▸ Data

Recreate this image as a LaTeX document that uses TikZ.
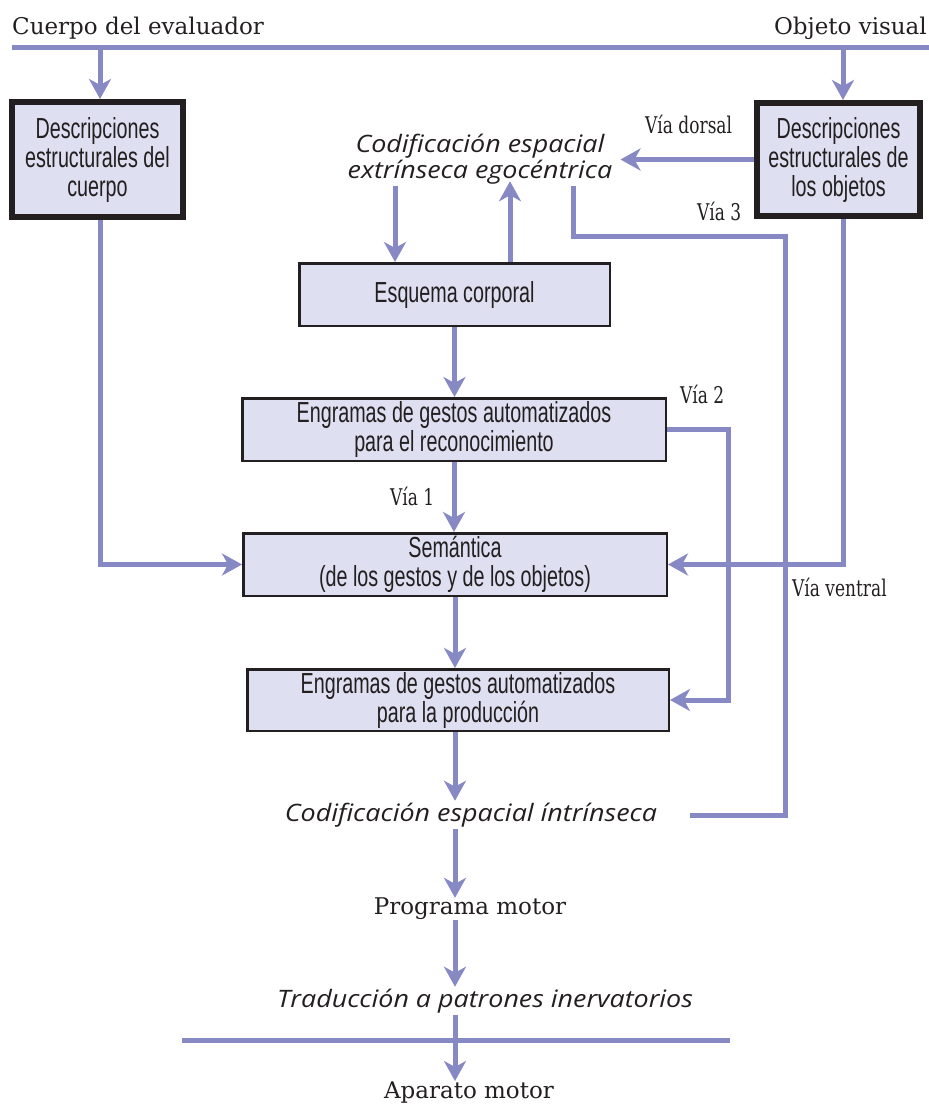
\documentclass[tikz,border=0pt]{standalone}
\usepackage{fontspec}
\setmainfont{DejaVu Serif}
\newfontfamily\boxfont[FakeStretch=0.68]{Liberation Sans}
\newfontfamily\slantfont[FakeStretch=1.12]{Open Sans}
\newfontfamily\viafont[FakeStretch=0.74]{DejaVu Serif}
\usetikzlibrary{arrows.meta,calc}
\definecolor{flow}{RGB}{135,137,196}
\definecolor{boxfill}{RGB}{222,223,240}
\definecolor{ink}{RGB}{35,31,32}

\begin{document}
\begin{tikzpicture}[x=1pt,y=-1pt,
  flowline/.style={draw=flow,line width=5pt},
  arr/.style={flowline,-{Stealth[length=20pt,width=22pt,inset=6pt]}},
  stage/.style={draw=ink,fill=boxfill,line width=2.5pt,outer sep=1.25pt,inner sep=0pt,
    align=center,text=ink,font=\boxfont\fontsize{29}{29}\selectfont},
  source/.style={stage,line width=6pt,outer sep=3pt},
  plain/.style={text=ink,inner sep=0pt,font=\fontsize{23}{25}\selectfont},
  slanted/.style={text=ink,align=center,inner xsep=8pt,inner ysep=2pt,
    font=\slantfont\itshape\fontsize{24}{26}\selectfont},
  via/.style={text=ink,inner sep=0pt,anchor=base west,font=\viafont\fontsize{23}{25}\selectfont}
]
\useasboundingbox (0,0) rectangle (929,1106);

% inputs along the top rail
\node[plain,anchor=base west] (cuerpo) at (12,34) {Cuerpo del evaluador};
\node[plain,anchor=base east] (objeto) at (927,34) {Objeto visual};
\coordinate (tl) at (12,47);
\coordinate (tr) at (929,47);
\draw[flowline] (tl) -- (tr);

% structural descriptions
\node[source,minimum width=171pt,minimum height=115pt] (body) at (97.5,159.5)
  {Descripciones\\estructurales del\\cuerpo};
\node[source,minimum width=163pt,minimum height=113pt] (objs) at (838.5,159.5)
  {Descripciones\\estructurales de\\los objetos};

% processing stages
\node[slanted] (ext) at (480,159) {Codificación espacial\\extrínseca egocéntrica};
\node[stage,minimum width=310.5pt,minimum height=62.5pt] (esq) at (454.5,294.5) {Esquema corporal};
\node[stage,minimum width=423.5pt,minimum height=62.5pt] (reco) at (454,429.5)
  {Engramas de gestos automatizados\\para el reconocimiento};
\node[stage,minimum width=423.5pt,minimum height=62.5pt] (sem) at (455,564.5)
  {Semántica\\(de los gestos y de los objetos)};
\node[stage,minimum width=421.5pt,minimum height=61.5pt] (prod) at (458,700)
  {Engramas de gestos automatizados\\para la producción};
\node[slanted] (intr) at (471,815) {Codificación espacial íntrínseca};
\node[plain] (prog) at (470,909) {Programa motor};
\node[slanted] (trad) at (485,1001) {Traducción a patrones inervatorios};
\node[plain] (apar) at (469,1092) {Aparato motor};

% pathway labels
\node[via] (vdorsal) at (645,133) {Vía dorsal};
\node[via] (vtres) at (697,220) {Vía 3};
\node[via] (vdos) at (680,403) {Vía 2};
\node[via] (vuno) at (390,505) {Vía 1};
\node[via] (vventral) at (792,596) {Vía ventral};

% column positions
\coordinate (egoin) at (395,0);
\coordinate (egoout) at (510,0);
\coordinate (v3a) at (573,0);
\coordinate (v3b) at (785,236);
\coordinate (v2x) at (728,0);
\coordinate (bl) at (182,1040);
\coordinate (br) at (730,1040);

% connectors
\draw[arr] ([xshift=2.5pt]body.north |- tl) -- ([xshift=2.5pt]body.north);
\draw[arr] ([xshift=4.5pt]objs.north |- tr) -- ([xshift=4.5pt]objs.north);
\draw[arr] (objs.west) -- (objs.west -| ext.east);
\draw[arr] (ext.south -| egoin) -- (esq.north -| egoin);
\draw[arr] (esq.north -| egoout) -- ($(ext.south -| egoout)+(0,-5)$);
\draw[flowline] (ext.south -| v3a) |- (v3b) |- ([xshift=25pt]intr.east);
\draw[arr] (esq.south) -- (reco.north -| esq.south);
\draw[arr] (reco.south) -- (sem.north -| reco.south);
\draw[arr] (reco.east) -| (v2x |- prod.east) -- (prod.east);
\draw[arr] ([xshift=2.5pt]body.south) |- (sem.west);
\draw[arr] ([xshift=4.5pt]objs.south) |- (sem.east);
\draw[arr] (sem.south) -- (prod.north -| sem.south);
\draw[arr] (prod.south -| sem.south) -- (intr.north -| sem.south);
\draw[arr] (intr.south -| sem.south) -- (prog.north -| sem.south);
\draw[arr] (prog.south -| sem.south) -- (trad.north -| sem.south);
\draw[flowline] (bl) -- (br);
\draw[arr] (trad.south -| sem.south) -- (apar.north -| sem.south);
\end{tikzpicture}
\end{document}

▸ Set exercise
Transcribe all the lines above exactly, apart from the pictures.

▸ Response to the task
Recreate this image as a LaTeX document that uses TikZ.
\documentclass[tikz,border=0pt]{standalone}
\usepackage{fontspec}
\setmainfont{DejaVu Serif}
\newfontfamily\boxfont[FakeStretch=0.68]{Liberation Sans}
\newfontfamily\slantfont[FakeStretch=1.12]{Open Sans}
\newfontfamily\viafont[FakeStretch=0.74]{DejaVu Serif}
\usetikzlibrary{arrows.meta,calc}
\definecolor{flow}{RGB}{135,137,196}
\definecolor{boxfill}{RGB}{222,223,240}
\definecolor{ink}{RGB}{35,31,32}

\begin{document}
\begin{tikzpicture}[x=1pt,y=-1pt,
  flowline/.style={draw=flow,line width=5pt},
  arr/.style={flowline,-{Stealth[length=20pt,width=22pt,inset=6pt]}},
  stage/.style={draw=ink,fill=boxfill,line width=2.5pt,outer sep=1.25pt,inner sep=0pt,
    align=center,text=ink,font=\boxfont\fontsize{29}{29}\selectfont},
  source/.style={stage,line width=6pt,outer sep=3pt},
  plain/.style={text=ink,inner sep=0pt,font=\fontsize{23}{25}\selectfont},
  slanted/.style={text=ink,align=center,inner xsep=8pt,inner ysep=2pt,
    font=\slantfont\itshape\fontsize{24}{26}\selectfont},
  via/.style={text=ink,inner sep=0pt,anchor=base west,font=\viafont\fontsize{23}{25}\selectfont}
]
\useasboundingbox (0,0) rectangle (929,1106);

% inputs along the top rail
\node[plain,anchor=base west] (cuerpo) at (12,34) {Cuerpo del evaluador};
\node[plain,anchor=base east] (objeto) at (927,34) {Objeto visual};
\coordinate (tl) at (12,47);
\coordinate (tr) at (929,47);
\draw[flowline] (tl) -- (tr);

% structural descriptions
\node[source,minimum width=171pt,minimum height=115pt] (body) at (97.5,159.5)
  {Descripciones\\estructurales del\\cuerpo};
\node[source,minimum width=163pt,minimum height=113pt] (objs) at (838.5,159.5)
  {Descripciones\\estructurales de\\los objetos};

% processing stages
\node[slanted] (ext) at (480,159) {Codificación espacial\\extrínseca egocéntrica};
\node[stage,minimum width=310.5pt,minimum height=62.5pt] (esq) at (454.5,294.5) {Esquema corporal};
\node[stage,minimum width=423.5pt,minimum height=62.5pt] (reco) at (454,429.5)
  {Engramas de gestos automatizados\\para el reconocimiento};
\node[stage,minimum width=423.5pt,minimum height=62.5pt] (sem) at (455,564.5)
  {Semántica\\(de los gestos y de los objetos)};
\node[stage,minimum width=421.5pt,minimum height=61.5pt] (prod) at (458,700)
  {Engramas de gestos automatizados\\para la producción};
\node[slanted] (intr) at (471,815) {Codificación espacial íntrínseca};
\node[plain] (prog) at (470,909) {Programa motor};
\node[slanted] (trad) at (485,1001) {Traducción a patrones inervatorios};
\node[plain] (apar) at (469,1092) {Aparato motor};

% pathway labels
\node[via] (vdorsal) at (645,133) {Vía dorsal};
\node[via] (vtres) at (697,220) {Vía 3};
\node[via] (vdos) at (680,403) {Vía 2};
\node[via] (vuno) at (390,505) {Vía 1};
\node[via] (vventral) at (792,596) {Vía ventral};

% column positions
\coordinate (egoin) at (395,0);
\coordinate (egoout) at (510,0);
\coordinate (v3a) at (573,0);
\coordinate (v3b) at (785,236);
\coordinate (v2x) at (728,0);
\coordinate (bl) at (182,1040);
\coordinate (br) at (730,1040);

% connectors
\draw[arr] ([xshift=2.5pt]body.north |- tl) -- ([xshift=2.5pt]body.north);
\draw[arr] ([xshift=4.5pt]objs.north |- tr) -- ([xshift=4.5pt]objs.north);
\draw[arr] (objs.west) -- (objs.west -| ext.east);
\draw[arr] (ext.south -| egoin) -- (esq.north -| egoin);
\draw[arr] (esq.north -| egoout) -- ($(ext.south -| egoout)+(0,-5)$);
\draw[flowline] (ext.south -| v3a) |- (v3b) |- ([xshift=25pt]intr.east);
\draw[arr] (esq.south) -- (reco.north -| esq.south);
\draw[arr] (reco.south) -- (sem.north -| reco.south);
\draw[arr] (reco.east) -| (v2x |- prod.east) -- (prod.east);
\draw[arr] ([xshift=2.5pt]body.south) |- (sem.west);
\draw[arr] ([xshift=4.5pt]objs.south) |- (sem.east);
\draw[arr] (sem.south) -- (prod.north -| sem.south);
\draw[arr] (prod.south -| sem.south) -- (intr.north -| sem.south);
\draw[arr] (intr.south -| sem.south) -- (prog.north -| sem.south);
\draw[arr] (prog.south -| sem.south) -- (trad.north -| sem.south);
\draw[flowline] (bl) -- (br);
\draw[arr] (trad.south -| sem.south) -- (apar.north -| sem.south);
\end{tikzpicture}
\end{document}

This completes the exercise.